In practice, this proposed common market was never implemented, since Brazil's Foreign Ministry thought of Mercosur as a means to an end -- the international insertion of Brazil -- and not as an end in itself. This weakened both the integration process and efforts to overcome rivalries and tensions. Argentina remained steadfast in its distrust of Brazilian motives for cooperation between the two countries. This distrust was confirmed in 1999, when Brazil devalued its currency without giving Argentina advance notice, thereby throwing into crisis both its Argentina's economy and the entire integration process, which never recovered from this shock despite partnerships adopted later.

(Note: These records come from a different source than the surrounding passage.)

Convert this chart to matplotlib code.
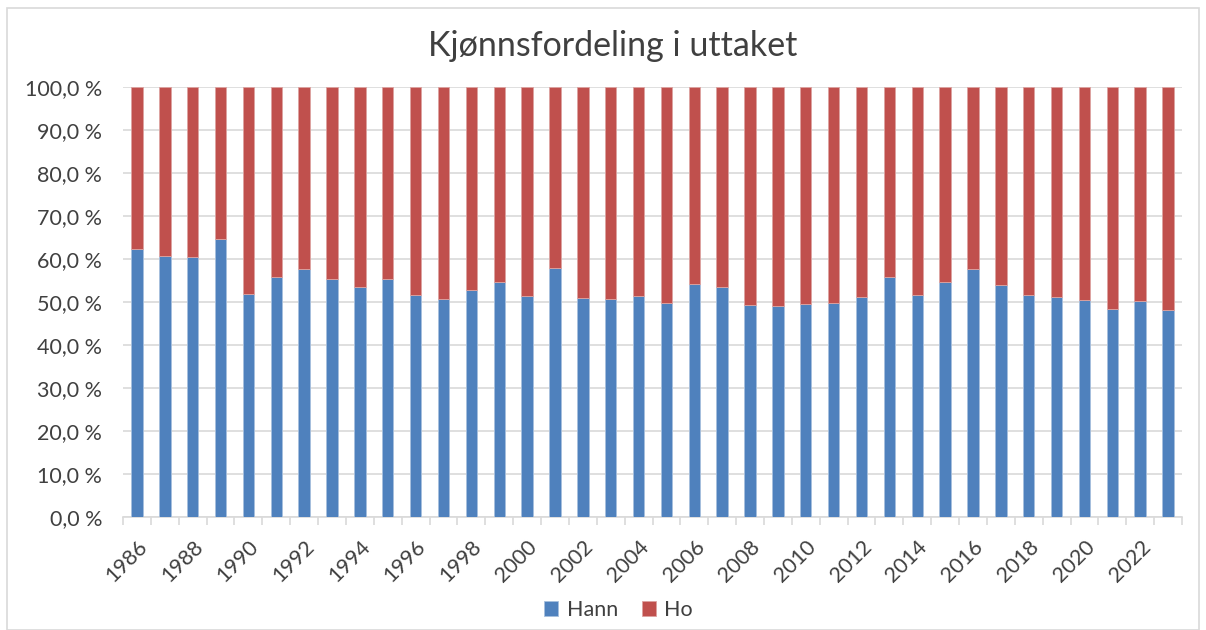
import numpy as np
import matplotlib.pyplot as plt
from matplotlib.patches import Rectangle
from matplotlib.ticker import FuncFormatter

plt.rcParams['font.family'] = ['Lato', 'DejaVu Sans']

years = list(range(1986, 2024))
hann = [62.3, 60.6, 60.5, 64.6, 51.8, 55.7, 57.7, 55.3, 53.6, 55.3,
        51.6, 50.6, 52.9, 54.6, 51.3, 58.0, 50.9, 50.8, 51.5, 49.7,
        54.3, 53.6, 49.2, 49.1, 49.5, 49.7, 51.1, 55.8, 51.6, 54.7,
        57.7, 53.9, 51.6, 51.2, 50.5, 48.3, 50.2, 48.1]
ho = [100 - h for h in hann]

blue = '#4F81BD'
red = '#C0504D'
grid = '#D9D9D9'
txt = '#404040'

fig = plt.figure(figsize=(12.06, 6.30), dpi=100)
ax = fig.add_axes([123/1206, 1 - 517/630, (1182-123)/1206, (517-87)/630])

x = np.arange(len(years))
ax.bar(x, hann, width=0.41, color=blue, edgecolor='#A7C0DE', linewidth=0.6, label='Hann', zorder=3)
ax.bar(x, ho, width=0.41, bottom=hann, color=red, edgecolor='#DDA3A1', linewidth=0.6, label='Ho', zorder=3)

ax.set_xlim(-0.5, len(years) - 0.5)
ax.set_ylim(0, 100)
ax.set_yticks(np.arange(0, 101, 10))
ax.yaxis.set_major_formatter(FuncFormatter(lambda v, p: f"{v:.1f} %".replace('.', ',')))
ax.grid(axis='y', color=grid, linewidth=1.2, zorder=0)
ax.tick_params(axis='y', length=0, labelsize=15.5, labelcolor=txt, pad=15)

ax.set_xticks(x[::2])
ax.set_xticklabels([str(y) for y in years[::2]], rotation=45, ha='right',
                   rotation_mode='anchor', fontsize=15.5, color=txt)
ax.set_xticks(np.arange(-0.5, len(years), 1), minor=True)
ax.tick_params(axis='x', which='major', length=0, pad=14)
ax.tick_params(axis='x', which='minor', length=6, color=grid, width=1.2, direction='out')

for s in ['top', 'right', 'left']:
    ax.spines[s].set_visible(False)
ax.spines['bottom'].set_color(grid)
ax.spines['bottom'].set_linewidth(1.2)

fig.text(0.508, 1 - 46/630, 'Kjønnsfordeling i uttaket', ha='center', va='center',
         fontsize=24.5, color=txt)

fig.legend(loc='center', bbox_to_anchor=(0.513, 1 - 610/630), ncol=2, frameon=False,
           fontsize=15.5, handlelength=0.65, handleheight=0.65, columnspacing=1.1,
           handletextpad=0.4, labelcolor=txt)

fig.patches.append(Rectangle((7/1206, 0), 1192/1206, 1 - 8/630, transform=fig.transFigure,
                             fill=False, edgecolor=grid, linewidth=1.2))

fig.savefig('out.png', dpi=100)
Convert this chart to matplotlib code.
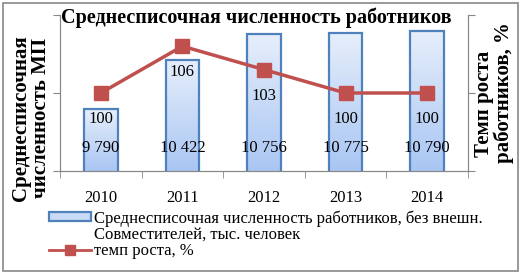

This unilateral Brazilian action instantly revived the flames of suspicion. The Brazilian government sought to soften the impact of its decision by attempting to enhance the weight of South America in Brazilian foreign policy, but this further damaged relations with Argentina because such a repositioning was detrimental to Mercosur.

Even with the advent of the Lula and Kirchner administrations in 2003 and their strong talk of bilateral cooperation, relations between the countries remained strained and revealed contradictions within the Brazilian state. Saraiva points out that while Lula granted more influence to a group linked to academia and to the institutional structure of the Workers Party (PT), which advocated broader and deeper cooperation, he at the same time opted to strengthen the hand of the faction within the Foreign Ministry that pressed for greater autonomy and regional leadership as part of a strategy to make Brazil a world power.

Notwithstanding these difficulties and contradictions, the author points to significant progress in cooperation between the two countries, despite ongoing rivalry, and especially to the Brazilian government's changed view towards Argentina as an important strategic partner for Brazilian foreign policy.